Making Angels – Editorial Review

 

Title: Making Angels: A Stella Fargo Mystery – Book 2       

Author: M.J. Holt  

Genre:  Mystery / Thriller           

 

In this second book, Stella Fargo travels to Peninsula County to investigate the disappearance of Hannah Pickett, the daughter of Stella’s friend and business partner, John, and to retrieve Hannah’s belongings. Although expecting the worst, Stella and the community are unprepared for the scale and horror of what they uncover.

The reader is taken straight into this second outing for Stella, the novel opening as she arrives in the tiny, rural county of Peninsula on a Sunday in March.

Instantly, there is a creeping feeling of unease heightened by Stella’s brisk yet impassive tone as she reports with a practically forensic level of detail what she discovers during her first hours in the town.

Aside from the last few pages, the novel takes place in a two-week period and each chapter corresponds to a weekday. It’s a good structural tactic, giving the reader a concentrated framework as the story develops.

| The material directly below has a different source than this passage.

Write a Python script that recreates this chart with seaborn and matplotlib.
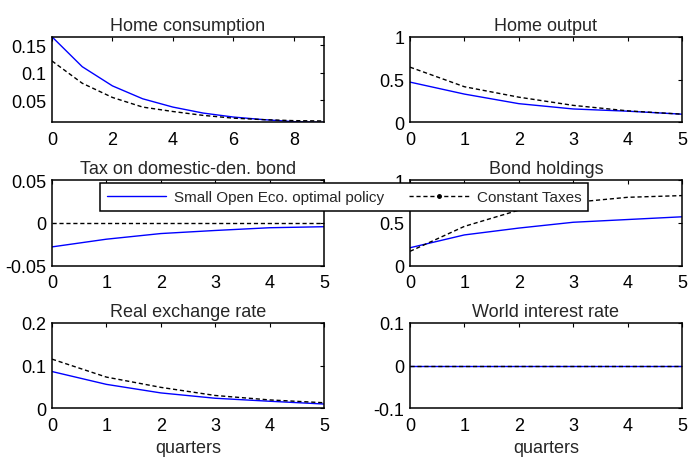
import numpy as np
import pandas as pd
import matplotlib
matplotlib.use("Agg")
import matplotlib.pyplot as plt
from matplotlib.lines import Line2D
import seaborn as sns

# Impulse responses: optimal policy vs. constant taxes
series_names = ["Small Open Eco. optimal policy", "Constant Taxes"]

quarters_long = list(range(10))
quarters = list(range(6))

consumption_opt = [0.165, 0.111, 0.0763, 0.053, 0.038, 0.0272, 0.020, 0.0153, 0.0117, 0.0105]
consumption_const = [0.1213, 0.0811, 0.0554, 0.038, 0.030, 0.023, 0.018, 0.0153, 0.0135, 0.0129]

output_opt = [0.47, 0.33, 0.218, 0.156, 0.13, 0.095]
output_const = [0.645, 0.416, 0.294, 0.198, 0.134, 0.095]

tax_opt = [-0.028, -0.019, -0.0124, -0.0088, -0.0056, -0.0044]
tax_const = [0.0, 0.0, 0.0, 0.0, 0.0, 0.0]

bonds_opt = [0.21, 0.36, 0.44, 0.508, 0.54, 0.572]
bonds_const = [0.168, 0.46, 0.65, 0.74, 0.80, 0.82]

rer_opt = [0.086, 0.056, 0.036, 0.0235, 0.0165, 0.010]
rer_const = [0.115, 0.073, 0.049, 0.030, 0.0196, 0.013]

rate_opt = [0.0, 0.0, 0.0, 0.0, 0.0, 0.0]
rate_const = [0.0, 0.0, 0.0, 0.0, 0.0, 0.0]

titles = ["Home consumption", "Home output", "Tax on domestic-den. bond",
          "Bond holdings", "Real exchange rate", "World interest rate"]

yticks = [[0.05, 0.1, 0.15], [0, 0.5, 1], [-0.05, 0, 0.05],
          [0, 0.5, 1], [0, 0.1, 0.2], [-0.1, 0, 0.1]]
ytick_labels = [["0.05", "0.1", "0.15"], ["0", "0.5", "1"], ["-0.05", "0", "0.05"],
                ["0", "0.5", "1"], ["0", "0.1", "0.2"], ["-0.1", "0", "0.1"]]
ylims = [None, (0, 1), (-0.05, 0.05), (0, 1), (0, 0.2), (-0.1, 0.1)]

panels = [
    (quarters_long, consumption_opt, consumption_const),
    (quarters, output_opt, output_const),
    (quarters, tax_opt, tax_const),
    (quarters, bonds_opt, bonds_const),
    (quarters, rer_opt, rer_const),
    (quarters, rate_opt, rate_const),
]

sns.set_style("white")
plt.rcParams["font.family"] = ["Liberation Sans", "DejaVu Sans"]
plt.rcParams["axes.unicode_minus"] = False

palette = {series_names[0]: "#0000ff", series_names[1]: "#000000"}
dashes = {series_names[0]: "", series_names[1]: (3, 2)}

fig = plt.figure(figsize=(6.89, 4.6), dpi=100)

W = 689.0
H = 460.0
col_left = [52 / W, 410 / W]
col_width = 272 / W
row_bottom = [1 - 123.3 / H, 1 - 266.7 / H, 1 - 409.3 / H]
row_height = 85.5 / H

for i, (x, y_opt, y_const) in enumerate(panels):
    r, c = divmod(i, 2)
    ax = fig.add_axes([col_left[c], row_bottom[r], col_width, row_height])
    df = pd.DataFrame({
        "quarter": list(x) + list(x),
        "value": list(y_opt) + list(y_const),
        "policy": [series_names[0]] * len(x) + [series_names[1]] * len(x),
    })
    sns.lineplot(data=df, x="quarter", y="value", hue="policy", style="policy",
                 palette=palette, dashes=dashes, hue_order=series_names,
                 style_order=series_names, linewidth=1.0, ax=ax, legend=False)
    ax.set_xlim(x[0], x[-1])
    if ylims[i] is None:
        lo = min(min(y_opt), min(y_const))
        hi = max(max(y_opt), max(y_const))
        ax.set_ylim(lo, hi)
    else:
        ax.set_ylim(*ylims[i])
    ax.set_yticks(yticks[i])
    ax.set_yticklabels(ytick_labels[i])
    if i == 0:
        ax.set_xticks([0, 2, 4, 6, 8])
    else:
        ax.set_xticks(quarters)
    ax.set_title(titles[i], fontsize=13, pad=5)
    ax.set_ylabel("")
    ax.set_xlabel("quarters" if r == 2 else "", fontsize=13, labelpad=4)
    ax.tick_params(direction="in", length=3, width=0.8, top=True, right=True,
                   labelsize=13, pad=4, colors="black")
    ax.tick_params(axis="x", pad=6)
    for sp in ax.spines.values():
        sp.set_visible(True)
        sp.set_color("black")
        sp.set_linewidth(1.1)

handles = [
    Line2D([], [], color="#0000ff", linewidth=1.0),
    Line2D([], [], color="black", linewidth=1.0, linestyle=(0, (3, 2)),
           marker=".", markersize=5),
]
leg = fig.legend(handles, series_names, ncol=2, mode="expand",
                 bbox_to_anchor=(100 / W, 1 - 214.3 / H, 488 / W, 32 / H),
                 loc="center", fontsize=11, frameon=True, fancybox=False,
                 handlelength=3.9, handletextpad=0.5, borderaxespad=0,
                 borderpad=0.45)
leg.get_frame().set_edgecolor("black")
leg.get_frame().set_linewidth(1.1)
leg.get_frame().set_alpha(1)

fig.savefig("out.png", dpi=100, facecolor="white")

Throughout, the prose is literal, heavy with observational minutiae, and dialogue-rich. Overall, it complements Stella’s pragmatism and lends a sense of unnerving immediacy to the narrative action—also a disquieting accompaniment to the darkly atmospheric setting.

However, in the first half of the novel, the writing has a tendency to be occasionally too screen-writerly, and some conversations are a touch involved and lacking in individuality.

Nonetheless, as the plot unfolds with a series of gruesomely awful discoveries, this slightly stylized, detached approach works well, taking any gratuitous edge away from the horrendous happenings and keeping the focus sharp and the pace fast.

The center of the Peninsula County community is Exie Havelock, an indomitable woman of indeterminate age, whose large, extended family surrounds her. Exie is efficient, gritty, and tough. The relationship that evolves between her and Stella is immediately comfortable despite the circumstances.

In their early scenes, Stella gives the impression of being quite passive and swept along by the narrative, whereas Exie seems to direct from within it. Toward the end, the dynamic reverses, and Stella appears to have absorbed a large part of Exie’s quiet, unbending strength.

Among Exie’s offspring are Keenie, her daughter, and Sally, her granddaughter, and they are heavily featured. The areas involving Keenie’s harrowing psychological condition and squalid living situation are as compelling as they are appalling.

Sally, a young teenager, has been the victim of sexual assault. These distressing and complex issues are sensitively, yet realistically, handled, but it understandably doesn’t make for light reading.

Stella is a complicated figure, resonating with objective hardness, yet intensely brooding and introspective. She compartmentalizes her emotional vulnerability and takes a near-unimaginable amount of physical and mental trauma.

Her relationship with her husband, Egan, is interesting. The reader glimpses a softer side to her during their exchanges but cannot help feeling something regarding his reliability and authenticity. Whether by accident or design, their chemistry seemed oddly lacking.

The connection she has with John Pickett is less ambiguous, full of heartfelt affection, genuine respect, and unspoken emotion. It’s powerfully apparent that Holt has poured her heart and soul into the creation of Stella yet, at times, she appears more of a concept than a person.

From a straightforward beginning, the plot branches in several directions, even back into Stella’s recent past to pile on twist after twist and horror after horror. The scenes in the abandoned Cottonwood Inn are nastily graphic and sickeningly visceral, and to paraphrase Stella, it’s a “horror show.

Making Angels is a coldly gripping and analytical thriller that truly plumbs the depths of human depravity. For fans of the unconventional and intriguing Stella Fargo, this tremendously twisty, acutely disturbing mystery will not disappoint.